Saturday, December 1, 2012

Banging the Attention Whore Inside Me


I spent the day doing a photo-shoot around NYC. It was a hard day’s work, and I came home exhausted, thinking – why am I doing this? No, it’s not my job, no, I don’t get paid for this, nor is this something I have to do to further my career – I am just helping out a friend, who’s putting together a portfolio. Posing in public turns me shy, and then there is the hassle of dealing with security guards, who for some reason don’t want to allow photo shoots in their buildings without a ton of paperwork and proper negotiations. More than that, watching the preliminary results of the shoot – scrolling through the hundreds of photos and seeing all the unflattering poses and silly faces I make when I think I’m looking sexy – can be absolutely demoralizing. And then, there is the nagging question of whether what I am doing is somehow shameful, since my upbringing (that I can’t completely override, no matter how long and hard I try) has taught me that exhibitionism is shallow and inappropriate, and good girls don’t present their bodies to a  gawking public. Feminism and dreams of objectification do not usually get along.

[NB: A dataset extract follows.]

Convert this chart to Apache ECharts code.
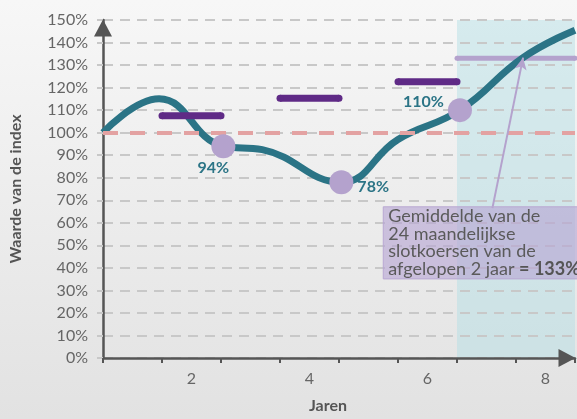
<!DOCTYPE html>
<html>
<head>
<meta charset="utf-8">
<script src="https://cdn.jsdelivr.net/npm/echarts@6/dist/echarts.min.js"></script>
<style>
html,body{margin:0;padding:0;}
#c{width:577px;height:419px;}
</style>
</head>
<body>
<div id="c"></div>
<script>
// ---- data ----
const xLabels = ['', '2', '', '4', '', '6', '', '8'];
const xMin = 0, xMax = 8, xStep = 1;
const yMin = 0, yMax = 150, yStep = 10;
const indexCurve = [[0, 100], [0.95, 115], [2.04, 94], [2.7, 92.5], [4.04, 78], [5.0, 97], [6.05, 110], [7.12, 133.3], [8, 145.5]];
const highlightPoints = [[2.04, 94], [4.04, 78], [6.05, 110]];
const highlightLabels = ['94%', '78%', '110%'];
const yearAvgFrom = [1, 3, 5];
const yearAvgTo = [2, 4, 6];
const yearAvgValue = [107.5, 115.3, 122.6];
const twoYearFrom = 6, twoYearTo = 8, twoYearValue = 133;
const referenceLevel = 100;
const shadeFrom = 6, shadeTo = 8;
const noteText = ['Gemiddelde van de', '24 maandelijkse', 'slotkoersen van de', 'afgelopen 2 jaar '];
const noteBold = '= 133%';
const noteAnchor = [4.75, 67.1];     // data coords of box top-left
const noteBottom = 35.1;
const arrowFrom = [6.6, 66.5];
const arrowTo = [7.12, 133.3];

const TEAL = '#2b7486', PURPLE = '#5f2a86', LAV = '#b4a2cd', FONT = 'Lato';

const chart = echarts.init(document.getElementById('c'));

const labelPos = [
  {position: 'bottom', distance: 2, offset: [-10, 0]},
  {position: 'right', distance: 4, offset: [0, 5]},
  {position: 'left', distance: 4, offset: [0, -8]}
];

const series = [];
// shaded region + reference line
series.push({
  type: 'line', data: [], z: -1, silent: true,
  markArea: {
    silent: true, z: -1,
    itemStyle: {color: 'rgba(175,222,228,0.45)'},
    data: [[{coord: [shadeFrom, yMax]}, {coord: [shadeTo, yMin]}]]
  },
  markLine: {
    silent: true, symbol: 'none', label: {show: false},
    lineStyle: {color: '#e3a2a2', width: 4, type: [15, 12], cap: 'butt'},
    data: [{yAxis: referenceLevel}]
  }
});
// 2-year average (below curve)
series.push({
  type: 'line', data: [[twoYearFrom, twoYearValue], [twoYearTo, twoYearValue]],
  symbol: 'circle', symbolSize: 5, showSymbol: true, z: 2, silent: true,
  itemStyle: {color: LAV, borderWidth: 0},
  lineStyle: {color: LAV, width: 5}
});
// main curve
series.push({
  type: 'line', data: indexCurve, smooth: 0.45, symbol: 'none', z: 3, silent: true,
  lineStyle: {color: TEAL, width: 7}
});
// yearly averages (round ends via end symbols)
for (let i = 0; i < yearAvgValue.length; i++) {
  series.push({
    type: 'line', data: [[yearAvgFrom[i], yearAvgValue[i]], [yearAvgTo[i], yearAvgValue[i]]],
    symbol: 'circle', symbolSize: 7, showSymbol: true, z: 4, silent: true,
    itemStyle: {color: PURPLE, borderWidth: 0},
    lineStyle: {color: PURPLE, width: 7}
  });
}
// arrow
series.push({
  type: 'line', data: [], z: 6, silent: true,
  markLine: {
    silent: true, symbol: ['none', 'arrow'], symbolSize: [9, 12], label: {show: false},
    lineStyle: {color: LAV, width: 2, type: 'solid'},
    data: [[{coord: arrowFrom}, {coord: arrowTo}]]
  }
});
// highlight points
series.push({
  type: 'scatter', z: 5, silent: true, symbolSize: 24,
  itemStyle: {color: LAV, opacity: 1},
  data: highlightPoints.map((p, i) => ({
    value: p,
    label: Object.assign({show: true, formatter: highlightLabels[i], color: TEAL, fontWeight: 'bold', fontSize: 16, fontFamily: FONT}, labelPos[i])
  }))
});

chart.setOption({
  animation: false,
  backgroundColor: {type: 'linear', x: 0, y: 0, x2: 0, y2: 1, colorStops: [{offset: 0, color: '#f7f7f7'}, {offset: 1, color: '#e2e2e2'}]},
  grid: {left: 103, right: 2, top: 20, bottom: 57},
  xAxis: [{
    type: 'value', min: xMin, max: xMax, interval: xStep, position: 'bottom',
    axisLine: {show: true, lineStyle: {color: '#555', width: 2.5}, symbol: ['none', 'triangle'], symbolSize: [18, 17], symbolOffset: [0, -8]},
    axisTick: {show: true, inside: false, length: 5, lineStyle: {color: '#555', width: 2}},
    axisLabel: {show: false},
    splitLine: {show: false}
  }, {
    type: 'category', data: xLabels, position: 'bottom', boundaryGap: true,
    axisLine: {show: false}, axisTick: {show: false},
    axisLabel: {interval: 0, color: '#666', fontSize: 16, fontFamily: FONT, margin: 13},
    name: 'Jaren', nameLocation: 'middle', nameGap: 40,
    nameTextStyle: {color: '#555', fontWeight: 'bold', fontSize: 16, fontFamily: FONT, padding: [0, 22, 0, 0]},
    splitLine: {show: false}
  }],
  yAxis: {
    type: 'value', min: yMin, max: yMax, interval: yStep,
    name: 'Waarde van de index', nameLocation: 'middle', nameGap: 79,
    nameTextStyle: {color: '#555', fontWeight: 'bold', fontSize: 16, fontFamily: FONT},
    axisLine: {show: true, lineStyle: {color: '#555', width: 2.5}, symbol: ['none', 'triangle'], symbolSize: [18, 17], symbolOffset: [0, -8]},
    axisTick: {show: true, length: 6, lineStyle: {color: '#c8c8c8', width: 2}},
    axisLabel: {color: '#666', fontSize: 16, fontFamily: FONT, margin: 15, formatter: v => v + '%'},
    splitLine: {show: true, lineStyle: {color: '#c8c8c8', width: 2, type: [10, 7]}}
  },
  series: series
});

// annotation box placed via the chart's own scales
const tl = chart.convertToPixel({xAxisIndex: 0, yAxisIndex: 0}, noteAnchor);
const br = chart.convertToPixel({xAxisIndex: 0, yAxisIndex: 0}, [xMax, noteBottom]);
chart.setOption({
  graphic: [{
    type: 'rect', z: 10, silent: true,
    shape: {x: tl[0], y: tl[1], width: 600 - tl[0], height: br[1] - tl[1]},
    style: {fill: 'rgba(183,164,212,0.62)', stroke: '#b9a8d2', lineWidth: 1}
  }, {
    type: 'text', z: 11, silent: true, x: tl[0] + 5, y: tl[1] + 1,
    style: {
      text: noteText.slice(0, 3).join('\n') + '\n' + noteText[3] + '{b|' + noteBold + '}',
      rich: {b: {fontWeight: 'bold', fontSize: 18, fontFamily: FONT, fill: '#555', lineHeight: 17.5}},
      fontSize: 18, fontFamily: FONT, fill: '#5a5a5a', lineHeight: 17.5
    }
  }]
});
</script>
</body>
</html>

But I am an exhibitionist slut and this is what I NEED to feed my lust. (I wonder, has anyone noticed that slut is an anagram for lust?) In any case, tiresome and disconcerting as it may be, today was pure pleasure for my starving attention whore.

The photographer was totally self-assured and easy-going, and while I was shy at first to really let loose and shed my inhibitions in public, his matter-of-fact attitude and smooth way of charming security guards and nosy passerby finally got me in the right mindset. There’s something about watching a confident man get into trouble and just as easily get out of it, handle uncomfortable moments and not sweat, that makes me feel safe and less embarrassed of what I am doing. And once we both relaxed and got a fun banter going, the rest was easy, and I was able to really start enjoying the experience. He made me feel like a super star, encouraging me to flirt, look sexy, pose in provocative ways and show off my body.

I also realized that having an audience makes a difference. I am used to having the attention of large groups of people – I have enough experience in public speaking, and I know that the bigger the audience, the better I usually do. But it’s one thing to receive that attention in my professional capacity, with years of experience and a degree of confidence in what I am doing, and totally another to have my body stared at – my body, with all its flaws and imperfections, and all the little things that drive me crazy. I am not a professional model by any stretch of an imagination, and while I’d like to think that a few beautiful photos will come out of this photoshoot, I realize that the majority of time posing there in front of a camera I probably looked clumsy, silly, and pretentious. So I couldn’t even imagine what an ego boost it would give me, to have so many people believe I was a model, and to be able to overcome my inherent shyness, forget my doubts, and just… pose away. As for my feminist side -- as long as I am confident in myself as a human being, as long as I believe in the capabilities of my mind and know that I have plenty to be respected for as an individual, as long as I have agency to make my own choices, I know I am not at object -- so why should I care if anyone sees me as one? 

I came home tired… but also smiling and filled with confidence. This mood may not last long, but I had a chance to live what I teach – there’s nothing wrong in wanting to be objectified. There’s nothing shameful or anti-feminist about being an exhibitionist.